RESEÑA DE "EL BESO DE DOSTOIEVSKI"

 


En este puente de viajes y lecturas he terminado la novela “El beso de Dostoievski”, de Rocío Rubio Garrido, escritora justamente premiada. Me parece una obra marcadamente humana no solo por sus ejes temáticos —el desempleo y los amores difíciles—, sino por lo que la protagonista, Nadia, oculta tras una exhibida desesperación. Las constantes penalidades que rodean a la joven y ante las que se rebela con críticas al uso —al modo llano y cotidiano—, no hacen sino acentuar una potencia de espíritu que ni ella misma parece advertir. Es como si a fuerza de señalar ella lo que en su vida no funciona, otra función más impetuosa, la de sus deseos en el fondo inmaculados, se asomara a la narración como resistencia romántica o como mitificación velada del éxito laboral y del amor. El deseo no es aquí, por tanto, una mera respuesta a las necesidades, sino una constante que configura el yo de la protagonista. Nadia en este sentido no sería Nadie, como parece explicitar la novela mediante las percepciones que ella tiene de sus turbios aconteceres, sino que sería justo lo contrario, un culmen de oposición y rebeldía interna ante las vicisitudes sociales. Los castigos del desempleo y la aridez de los amantes serían tan solo azotes en su ideal de éxito laboral y de plenitud amorosa. Allá lejos se dibujarían ambas aspiraciones como liberadoras, con tonos poéticos intercalados en la narración, como en este fragmento: “Amo Sevilla cuando el sol de las 8 de la tarde me acaricia la cara, sentada al borde del río, con la brisa levantando mi blusa. Y la odio cuando no responde a mi llanto, y me abandona en medio de la noche, insensible a mi tristeza”. Es una protagonista deliberadamente dicotómica y humanamente contradictoria: odia y ama una misma cosa, quiere y desprecia unos mismos hombres, pero sin despojarse de la belleza con la que ignora sus virtudes. De nuevo estoy diciendo que ofrece más al lector por lo inadvertido por ella que por las derrotas que proclama.

El estilo, parecido a un ágil diario en primera persona, nos conduce por otras galerías internas de Nadia no menos interesantes que las expuestas y que conviene leerlas más que señalarlas, como también lo son los provocativos diálogos que mantiene con uno de los chicos que la galantean. En este sentido hay una chispa amorosa y sexual siempre viva y vivificante en el relato. De igual forma, esa llama se mantiene distinta en los tres hombres que sugestionan a la chica, tres personalidades dispares y bien trazadas en sus rasgos psicológicos. En general es fácil saber que estamos ante una trama orquestada con elegancia.
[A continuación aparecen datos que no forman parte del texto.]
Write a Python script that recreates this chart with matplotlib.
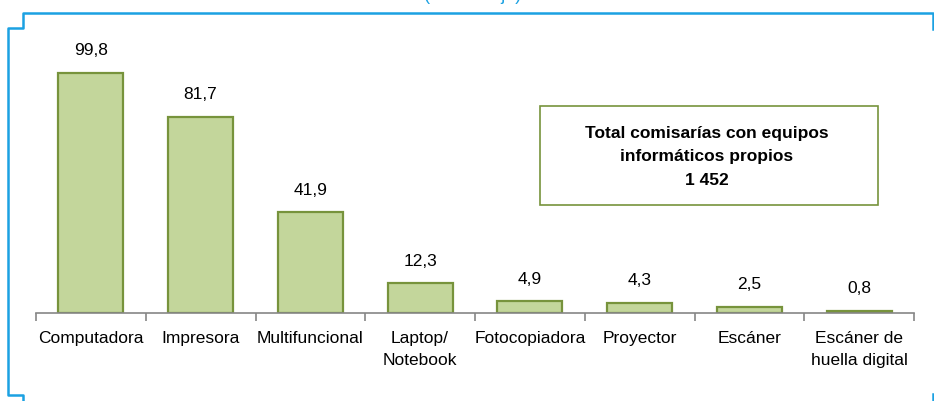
import matplotlib
matplotlib.use("Agg")
import matplotlib.pyplot as plt
import numpy as np
from matplotlib.lines import Line2D
from matplotlib.patches import Rectangle

plt.rcParams["font.family"] = ["Liberation Sans", "DejaVu Sans"]

# Data
categories = ["Computadora", "Impresora", "Multifuncional", "Laptop/\nNotebook",
              "Fotocopiadora", "Proyector", "Escáner", "Escáner de\nhuella digital"]
values = [99.8, 81.7, 41.9, 12.3, 4.9, 4.3, 2.5, 0.8]
box_text = "Total comisarías con equipos\ninformáticos propios\n1 452"

W, H = 934, 401
fig = plt.figure(figsize=(W / 100, H / 100), dpi=100)

def fx(px):
    return px / W

def fy(py):
    return 1 - py / H

# axes: x 36..914 px, baseline at y=313 px
ax = fig.add_axes([fx(36), fy(313), (914 - 36) / W, (313 - 48.5) / H])
x = np.arange(len(categories))
ax.bar(x, values, 0.59, color="#C3D69B", edgecolor="#77933C", lw=1.6)

for xi, v in zip(x, values):
    ax.annotate(f"{v:.1f}".replace(".", ","), (xi, v), xytext=(0, 10.5),
                textcoords="offset points", ha="center", va="bottom", fontsize=12.5)

ax.set_xlim(-0.5, len(categories) - 0.5)
ax.set_ylim(0, 110)
ax.set_xticks(x)
ax.set_xticklabels(categories, fontsize=12.5, linespacing=1.6)
ax.tick_params(axis="x", which="major", length=0, pad=13)
ax.set_xticks(np.arange(len(categories) + 1) - 0.5, minor=True)
ax.tick_params(axis="x", which="minor", length=6, color="#868686", width=1.2)
ax.set_yticks([])
for s in ["top", "right", "left"]:
    ax.spines[s].set_visible(False)
ax.spines["bottom"].set_color("#868686")
ax.spines["bottom"].set_linewidth(1.2)

# total box
fig.add_artist(Rectangle((fx(540), fy(205)), (878 - 540) / W, (205 - 106) / H,
                         transform=fig.transFigure, fill=False,
                         edgecolor="#77933C", lw=1.2))
fig.text(fx(707), fy(157), box_text, ha="center", va="center", fontsize=12.5,
         fontweight="bold", linespacing=1.7)

# blue frame lines
blue = "#1BA1E2"
fig.add_artist(Line2D([fx(933), fx(933), fx(23), fx(23), fx(8), fx(8), fx(23), fx(23)],
                      [fy(29), fy(13), fy(13), fy(28), fy(28), fy(395), fy(395), fy(402)],
                      transform=fig.transFigure, color=blue, lw=1.8))
fig.add_artist(Line2D([fx(933), fx(933)], [fy(394), fy(402)],
                      transform=fig.transFigure, color=blue, lw=1.8))

# subtitle clipped at the very top, as in the reference
fig.text(fx(473), 1.0, "(Porcentaje)", ha="center", va="baseline",
         fontsize=13, color=blue)

fig.savefig("out.png", dpi=100)
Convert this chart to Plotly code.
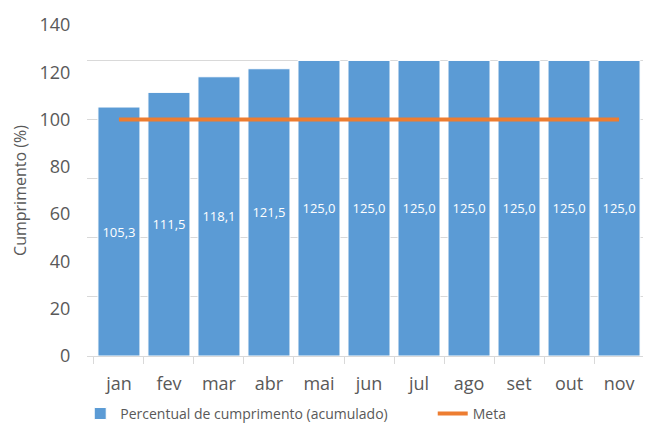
import plotly.graph_objects as go

months = ["jan", "fev", "mar", "abr", "mai", "jun", "jul", "ago", "set", "out", "nov"]
cumprimento = [105.3, 111.5, 118.1, 121.5, 125.0, 125.0, 125.0, 125.0, 125.0, 125.0, 125.0]
meta = [100] * len(months)
y_ticks = [0, 20, 40, 60, 80, 100, 120, 140]

labels = [f"{v:.1f}".replace(".", ",") for v in cumprimento]

fig = go.Figure()
fig.add_trace(go.Bar(
    x=months, y=cumprimento, name="Percentual de cumprimento (acumulado)",
    marker=dict(color="#5B9BD5", line=dict(color="white", width=1)),
    text=labels, textposition="inside", insidetextanchor="middle",
    textfont=dict(color="white", size=13, family="Open Sans"),
    textangle=0, legend="legend",
))
fig.add_trace(go.Scatter(
    x=months, y=meta, name="Meta", mode="lines",
    line=dict(color="#ED7D31", width=4), legend="legend2",
))
fig.add_trace(go.Scatter(x=months, y=[None]*len(months), yaxis="y2", showlegend=False,
                         hoverinfo="skip"))

leg_common = dict(orientation="h", yanchor="middle", y=-0.175, xanchor="left",
                  font=dict(size=14, color="#595959"), bgcolor="rgba(0,0,0,0)")

fig.update_layout(
    width=651, height=426,
    margin=dict(l=79, r=8, t=17, b=78, autoexpand=False),
    paper_bgcolor="white", plot_bgcolor="rgba(0,0,0,0)",
    bargap=0.16,
    font=dict(family="Open Sans", color="#595959"),
    xaxis=dict(
        showline=True, linecolor="#D9D9D9", linewidth=1,
        ticks="outside", tickson="boundaries", ticklen=7, tickcolor="#D9D9D9",
        tickfont=dict(size=18, color="#595959"), showgrid=False,
        ticklabelstandoff=11, automargin=False,
    ),
    yaxis=dict(
        range=[0, 140], tickvals=y_ticks, showgrid=False, zeroline=False,
        tickfont=dict(size=18, color="#595959"),
        title=dict(text="Cumprimento (%)", font=dict(size=16, color="#595959"), standoff=8),
        ticks="outside", ticklen=0, ticklabelstandoff=12, automargin=False,
    ),
    yaxis2=dict(
        range=[0, 140], dtick=25, tick0=0, overlaying="y", showgrid=True,
        gridcolor="#D9D9D9", gridwidth=1, showticklabels=False, zeroline=False,
        layer="below traces", automargin=False,
    ),
    legend=dict(x=-0.012, **leg_common),
    legend2=dict(x=0.613, **leg_common),
)

fig.write_html("out.html")
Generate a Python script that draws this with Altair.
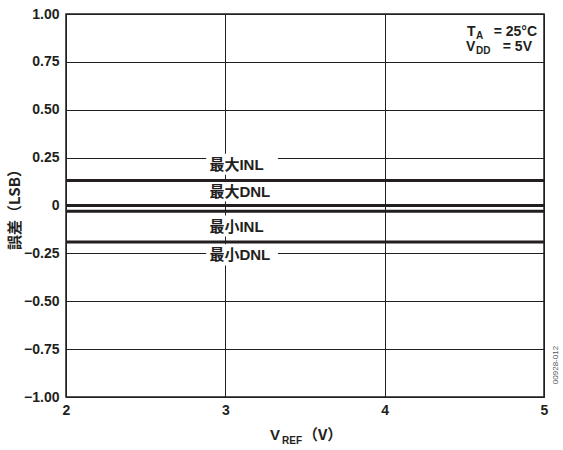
import altair as alt
import pandas as pd

# Error levels (LSB) across the reference-voltage sweep
vref = [2, 5]
series = ["最大INL", "最大DNL", "最小INL", "最小DNL"]
error_lsb = [0.13, 0.0, -0.03, -0.19]

# In-plot labels (data coordinates)
label_x = [2.9, 2.9, 2.9, 2.9]
label_y = [0.212, 0.073, -0.11, -0.261]

x_ticks = [2, 3, 4, 5]
y_ticks = [-1.0, -0.75, -0.5, -0.25, 0, 0.25, 0.5, 0.75, 1.0]

INK = "#231f20"
LATIN = "Liberation Sans, Noto Sans CJK JP"
CJK = "Noto Sans CJK JP"

lines_df = pd.DataFrame(
    [{"vref": v, "err": e, "series": s} for s, e in zip(series, error_lsb) for v in vref]
)
labels_df = pd.DataFrame({"label": series, "x": label_x, "y": label_y})
labels_df["x0"] = labels_df["x"] - 0.02
labels_df["x1"] = labels_df["x"] + 0.43
labels_df["y0"] = labels_df["y"] + 0.058
labels_df["y1"] = labels_df["y"] - 0.052

x_scale = alt.Scale(domain=[2, 5], nice=False, zero=False)
y_scale = alt.Scale(domain=[-1, 1], nice=False)

x_axis = alt.Axis(values=x_ticks, format="d", title=None, grid=True,
                  labelPadding=6, labelFontSize=14, labelFont=LATIN,
                  labelFontWeight="bold", labelFlush=False)
y_axis = alt.Axis(values=y_ticks, title=None, grid=True,
                  labelExpr="datum.value == 0 ? '0' : replace(format(datum.value, '.2f'), '-', '\u2212')",
                  labelPadding=7, labelFontSize=14, labelFont=LATIN,
                  labelFontWeight="bold")

# White patches behind the labels so the grid breaks around them
boxes = alt.Chart(labels_df).mark_rect(color="white").encode(
    x=alt.X("x0:Q", scale=x_scale, axis=x_axis),
    x2="x1:Q",
    y=alt.Y("y0:Q", scale=y_scale, axis=y_axis),
    y2="y1:Q",
)

lines = alt.Chart(lines_df).mark_line(strokeWidth=3, color=INK).encode(
    x=alt.X("vref:Q", scale=x_scale, axis=x_axis),
    y=alt.Y("err:Q", scale=y_scale, axis=y_axis),
    detail="series:N",
)

labels = alt.Chart(labels_df).mark_text(
    align="left", baseline="middle", fontSize=15, font=LATIN,
    fontWeight="bold", color=INK,
).encode(
    x=alt.X("x:Q", scale=x_scale, axis=x_axis),
    y=alt.Y("y:Q", scale=y_scale, axis=y_axis),
    text="label:N",
)


def txt(s, x, y, size=15, font=LATIN, weight="bold", align="left",
        baseline="alphabetic", angle=0, color=INK):
    return alt.Chart(pd.DataFrame({"t": [s]})).mark_text(
        align=align, baseline=baseline, fontSize=size, font=font,
        fontWeight=weight, angle=angle, color=color,
    ).encode(x=alt.value(x), y=alt.value(y), text="t:N")


notes = [
    # T_A = 25°C
    txt("T", 401, 22, size=14),
    txt("A", 410, 25, size=10),
    txt("= 25°C", 471, 22, size=14, align="right"),
    # V_DD = 5V
    txt("V", 400, 37, size=14),
    txt("DD", 410, 40, size=10),
    txt("= 5V", 466, 37, size=14, align="right"),
    # x-axis title: V_REF（V）
    txt("V", 204, 426),
    txt("REF", 216, 430, size=10),
    txt("（V）", 237, 426, font=CJK),
    # y-axis title
    txt("誤差（LSB）", -51, 192, font=CJK, align="center",
        baseline="middle", angle=270),
    # figure id
    txt("00928-012", 490, 351, size=8, weight="normal", align="center",
        baseline="middle", angle=270, color="#555555"),
]

chart = alt.layer(boxes, lines, labels, *notes).properties(
    width=478,
    height=383,
    autosize=alt.AutoSizeParams(type="none"),
    padding={"left": 66, "top": 14, "right": 19, "bottom": 53},
).configure_view(
    stroke=INK, strokeWidth=1.5,
).configure_axis(
    domain=False, ticks=False, gridColor=INK, gridWidth=1, gridOpacity=1,
    labelColor=INK,
)

chart.save("out.html", embed_options={"renderer": "svg", "actions": False})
 Ya por el tramo final, hay un matiz muy poderoso que aún no he mencionado. El ideal de amor, que parecía en el fondo inexpugnable pero que constantemente injurian los hombres que le han tocado en suerte, va a ser finalmente perforado por la duda. ¿Ha socavado la realidad, continuamente adversa, no solo la esperanza en una sociedad más justa, sino la capacidad amatoria más profunda de Nadia?  No veo posibilidad de marcharme de la novela sin abrir siete u ocho interrogantes de este tipo. Supongo que es parte del deleite.